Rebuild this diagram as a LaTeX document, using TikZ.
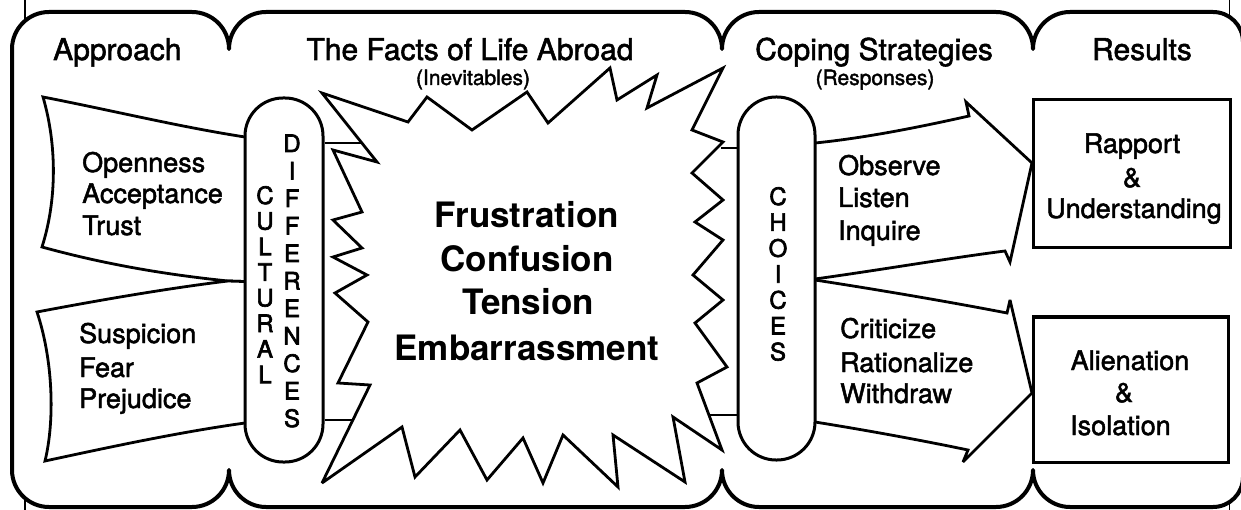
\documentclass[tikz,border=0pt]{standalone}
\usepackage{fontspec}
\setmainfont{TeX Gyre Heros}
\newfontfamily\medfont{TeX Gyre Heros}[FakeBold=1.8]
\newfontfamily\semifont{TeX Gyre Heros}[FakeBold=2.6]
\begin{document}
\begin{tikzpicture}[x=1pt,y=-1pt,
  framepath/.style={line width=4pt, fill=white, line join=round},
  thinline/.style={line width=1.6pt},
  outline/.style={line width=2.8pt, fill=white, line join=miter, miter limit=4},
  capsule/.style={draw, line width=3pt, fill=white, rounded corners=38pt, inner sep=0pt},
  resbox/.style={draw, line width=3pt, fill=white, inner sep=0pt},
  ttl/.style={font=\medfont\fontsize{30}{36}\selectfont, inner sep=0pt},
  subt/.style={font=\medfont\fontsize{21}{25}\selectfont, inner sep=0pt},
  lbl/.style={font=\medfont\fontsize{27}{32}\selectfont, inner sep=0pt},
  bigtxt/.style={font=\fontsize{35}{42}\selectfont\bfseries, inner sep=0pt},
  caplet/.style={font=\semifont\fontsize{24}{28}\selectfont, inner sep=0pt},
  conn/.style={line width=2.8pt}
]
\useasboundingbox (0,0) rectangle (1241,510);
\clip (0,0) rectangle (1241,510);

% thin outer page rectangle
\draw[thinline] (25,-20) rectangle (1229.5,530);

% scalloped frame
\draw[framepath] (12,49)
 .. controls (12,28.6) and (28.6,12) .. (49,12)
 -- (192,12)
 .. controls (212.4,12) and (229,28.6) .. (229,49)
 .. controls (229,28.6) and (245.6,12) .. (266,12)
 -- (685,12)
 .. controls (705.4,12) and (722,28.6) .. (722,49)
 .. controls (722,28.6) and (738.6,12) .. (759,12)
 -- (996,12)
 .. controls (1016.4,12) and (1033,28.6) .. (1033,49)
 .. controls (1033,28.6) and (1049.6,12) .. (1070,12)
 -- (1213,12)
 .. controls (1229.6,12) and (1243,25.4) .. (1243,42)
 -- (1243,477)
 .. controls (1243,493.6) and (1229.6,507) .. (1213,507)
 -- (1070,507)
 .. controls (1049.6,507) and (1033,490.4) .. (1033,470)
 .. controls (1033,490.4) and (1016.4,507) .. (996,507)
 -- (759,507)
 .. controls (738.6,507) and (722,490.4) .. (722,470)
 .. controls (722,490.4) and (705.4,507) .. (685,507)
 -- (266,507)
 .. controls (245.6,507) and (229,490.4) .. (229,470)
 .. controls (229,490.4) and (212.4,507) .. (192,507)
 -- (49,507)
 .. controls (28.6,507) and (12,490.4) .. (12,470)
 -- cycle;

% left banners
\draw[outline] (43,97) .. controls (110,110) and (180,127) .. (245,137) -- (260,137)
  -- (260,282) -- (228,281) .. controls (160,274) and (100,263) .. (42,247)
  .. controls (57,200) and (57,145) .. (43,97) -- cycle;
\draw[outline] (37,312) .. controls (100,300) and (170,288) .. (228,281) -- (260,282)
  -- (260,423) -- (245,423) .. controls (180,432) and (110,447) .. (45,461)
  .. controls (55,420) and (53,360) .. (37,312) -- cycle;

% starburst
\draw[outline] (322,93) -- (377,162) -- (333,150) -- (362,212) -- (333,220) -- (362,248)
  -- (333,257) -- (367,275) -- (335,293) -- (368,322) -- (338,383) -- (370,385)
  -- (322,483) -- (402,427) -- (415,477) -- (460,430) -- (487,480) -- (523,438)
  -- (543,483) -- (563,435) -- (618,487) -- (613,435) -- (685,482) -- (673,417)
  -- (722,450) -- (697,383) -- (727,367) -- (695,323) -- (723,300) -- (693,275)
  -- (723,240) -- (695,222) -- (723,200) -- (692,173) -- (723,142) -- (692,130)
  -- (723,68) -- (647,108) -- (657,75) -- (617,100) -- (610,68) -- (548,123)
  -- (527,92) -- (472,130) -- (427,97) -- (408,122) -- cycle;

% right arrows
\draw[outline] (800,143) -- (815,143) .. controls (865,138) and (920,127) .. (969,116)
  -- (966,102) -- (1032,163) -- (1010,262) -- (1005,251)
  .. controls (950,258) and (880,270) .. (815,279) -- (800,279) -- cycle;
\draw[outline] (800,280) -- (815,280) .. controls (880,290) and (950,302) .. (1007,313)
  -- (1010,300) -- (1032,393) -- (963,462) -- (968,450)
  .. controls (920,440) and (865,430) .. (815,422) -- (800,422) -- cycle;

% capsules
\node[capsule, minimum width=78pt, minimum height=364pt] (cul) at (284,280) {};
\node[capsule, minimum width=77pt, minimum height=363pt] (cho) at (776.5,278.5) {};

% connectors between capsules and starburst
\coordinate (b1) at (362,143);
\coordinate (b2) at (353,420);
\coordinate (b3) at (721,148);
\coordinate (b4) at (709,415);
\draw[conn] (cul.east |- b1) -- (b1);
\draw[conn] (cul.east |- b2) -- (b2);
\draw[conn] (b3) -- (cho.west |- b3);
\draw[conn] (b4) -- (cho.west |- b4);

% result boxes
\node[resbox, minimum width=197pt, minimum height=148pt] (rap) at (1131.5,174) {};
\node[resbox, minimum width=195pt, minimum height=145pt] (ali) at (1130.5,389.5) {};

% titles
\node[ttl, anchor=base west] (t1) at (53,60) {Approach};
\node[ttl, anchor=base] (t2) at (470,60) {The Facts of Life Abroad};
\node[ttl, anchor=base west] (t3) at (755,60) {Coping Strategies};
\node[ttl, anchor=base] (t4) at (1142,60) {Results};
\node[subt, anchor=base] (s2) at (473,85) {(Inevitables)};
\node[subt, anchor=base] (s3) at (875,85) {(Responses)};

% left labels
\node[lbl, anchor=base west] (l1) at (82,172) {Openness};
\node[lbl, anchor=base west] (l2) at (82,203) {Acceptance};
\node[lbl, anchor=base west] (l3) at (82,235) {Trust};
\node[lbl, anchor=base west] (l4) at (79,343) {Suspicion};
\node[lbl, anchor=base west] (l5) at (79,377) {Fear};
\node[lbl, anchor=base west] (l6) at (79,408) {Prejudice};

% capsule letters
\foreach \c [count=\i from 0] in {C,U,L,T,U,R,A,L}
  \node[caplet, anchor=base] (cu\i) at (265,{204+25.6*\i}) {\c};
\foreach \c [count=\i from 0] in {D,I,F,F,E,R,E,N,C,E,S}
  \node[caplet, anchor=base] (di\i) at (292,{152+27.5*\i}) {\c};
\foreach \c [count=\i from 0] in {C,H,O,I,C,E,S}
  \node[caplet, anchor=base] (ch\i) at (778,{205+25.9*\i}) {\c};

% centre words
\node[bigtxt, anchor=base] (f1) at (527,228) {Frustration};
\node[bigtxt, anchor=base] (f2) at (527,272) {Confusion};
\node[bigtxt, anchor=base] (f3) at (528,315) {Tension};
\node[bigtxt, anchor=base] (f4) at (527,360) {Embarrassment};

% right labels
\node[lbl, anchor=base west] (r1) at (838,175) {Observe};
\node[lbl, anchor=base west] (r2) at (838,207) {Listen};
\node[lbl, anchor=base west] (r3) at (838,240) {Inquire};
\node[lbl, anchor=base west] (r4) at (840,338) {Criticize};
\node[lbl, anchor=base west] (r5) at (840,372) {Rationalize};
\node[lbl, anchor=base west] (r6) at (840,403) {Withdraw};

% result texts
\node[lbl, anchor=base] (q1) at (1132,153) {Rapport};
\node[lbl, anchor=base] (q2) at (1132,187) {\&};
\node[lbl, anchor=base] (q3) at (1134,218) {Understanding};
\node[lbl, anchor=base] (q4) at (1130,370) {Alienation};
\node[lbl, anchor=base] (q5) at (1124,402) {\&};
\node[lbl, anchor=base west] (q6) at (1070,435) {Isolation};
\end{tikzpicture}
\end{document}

--------------------------------------------------

> **Goal of the exercise**:
Restate only the lines running from the start of the material above through the line containing "(25,-20) rectangle (1229.5,530);", ends included. No pictures.

> **Task answer**:
Rebuild this diagram as a LaTeX document, using TikZ.
\documentclass[tikz,border=0pt]{standalone}
\usepackage{fontspec}
\setmainfont{TeX Gyre Heros}
\newfontfamily\medfont{TeX Gyre Heros}[FakeBold=1.8]
\newfontfamily\semifont{TeX Gyre Heros}[FakeBold=2.6]
\begin{document}
\begin{tikzpicture}[x=1pt,y=-1pt,
  framepath/.style={line width=4pt, fill=white, line join=round},
  thinline/.style={line width=1.6pt},
  outline/.style={line width=2.8pt, fill=white, line join=miter, miter limit=4},
  capsule/.style={draw, line width=3pt, fill=white, rounded corners=38pt, inner sep=0pt},
  resbox/.style={draw, line width=3pt, fill=white, inner sep=0pt},
  ttl/.style={font=\medfont\fontsize{30}{36}\selectfont, inner sep=0pt},
  subt/.style={font=\medfont\fontsize{21}{25}\selectfont, inner sep=0pt},
  lbl/.style={font=\medfont\fontsize{27}{32}\selectfont, inner sep=0pt},
  bigtxt/.style={font=\fontsize{35}{42}\selectfont\bfseries, inner sep=0pt},
  caplet/.style={font=\semifont\fontsize{24}{28}\selectfont, inner sep=0pt},
  conn/.style={line width=2.8pt}
]
\useasboundingbox (0,0) rectangle (1241,510);
\clip (0,0) rectangle (1241,510);

% thin outer page rectangle
\draw[thinline] (25,-20) rectangle (1229.5,530);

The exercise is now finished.